This was an old writing of mine that I have decided to post since I am posting other articles in my ongoing "How to Combat Corporate Propaganda" series. I think this site is really starting to be a vehicle for citizens to showcase their analyses of corporatism and the culture the institutions of corporatism has fostered.
One of the most significant ways a group of citizens can deal with the issue of corporate accountability is to counter corporate propaganda. Part of this process is understanding corporate propaganda and the motivations behind it - the issues involved in the corporate mercantilist or capitalist system.
Wealth is a zero-sum game, whereby those who concentrate economic resources do so at the expense of others who have operated under the same economic system. To integrate others into our economic system through investor-friendly globalization means that they will become competitors to a finite collection of economic resources.

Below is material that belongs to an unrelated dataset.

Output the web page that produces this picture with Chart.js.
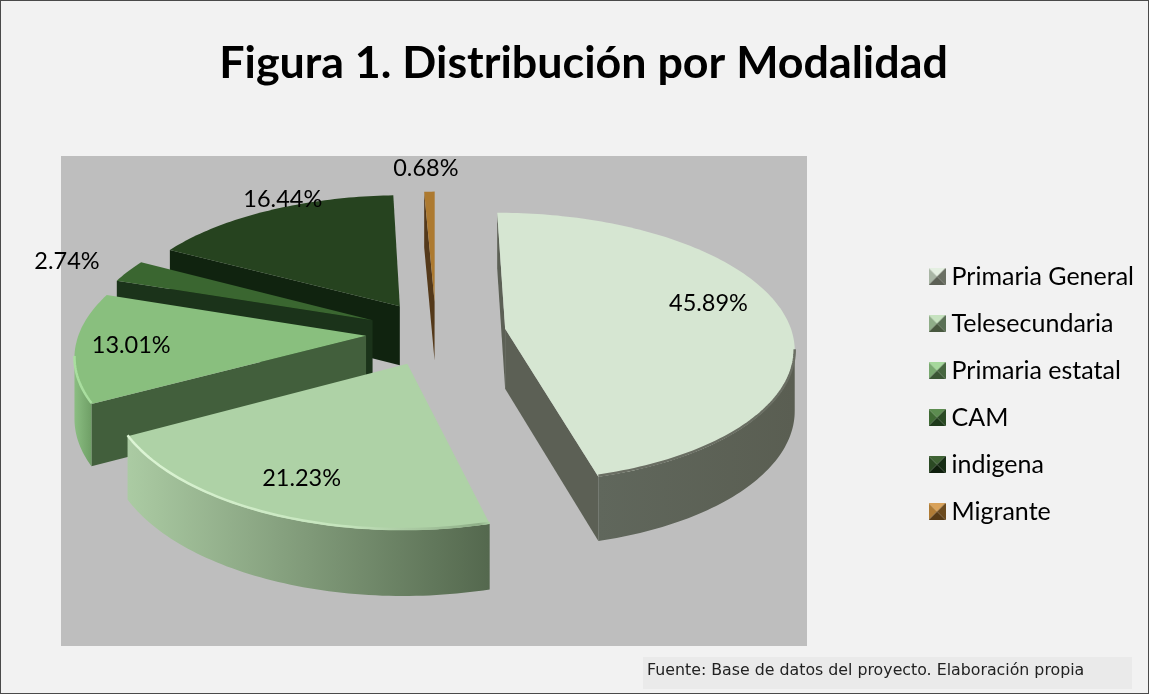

When corporate propagandists say that wealth creates money, they mean that investors, not workers create capital. This is demonstrably false.
Wealth is generated by the intersection of two entities. The first are natural resources, for example trees. The second is the human labor that is involved in accessing and processing those natural resources to allow the income-generating potential of the asset to be developed, for example turning trees into timber and at length furniture.
The human labor is the part of the production path that brings value to the asset. In fact, human labor is even considered a resource in itself. Remember though, that all work requires energy. The variable capital, or labor power, comes from the hours of rest that a worker gets or the caloric intake of the worker.
What this all means is, the energy that gives natural resources income-generating potential in a capitalist system is the life essence of the human workers. Thus, wealth is not generated from free-market exchange, this only enhances the value of an asset. In essence, a tree has no value in the commodity market because there is no market or demand for a given tree in some part of the world. However, there is a market or demand for furniture, so it can be reasonably asserted that the investor cannot create value from a tree, a laborer must so do.
Conventional capital or money is not, in itself, wealth. It is an agreed upon substitution of wealth, and there is only so much of it that can go around. It takes a process to develop and maintain this abstract system of speculative market wealth. Part of this process involves the use of state power.
Historically, the ruling domestic interests of various nations use the power of the state to maximize their power and wealth by using the military to secure assests and exploit them in other lands, in order to keep a privileged lifestyle for the wealthy elite in the state. This is because in order to capitalize on the market-value of a resource there must be a way to secure that resource.
Therefore, it is known and accepted that the power of the public state is used to aid the process of concentrating economic power and resources into the hands of private citizens. This arrangement is typically referred to erroneously as democracy or capitalism. It is neither.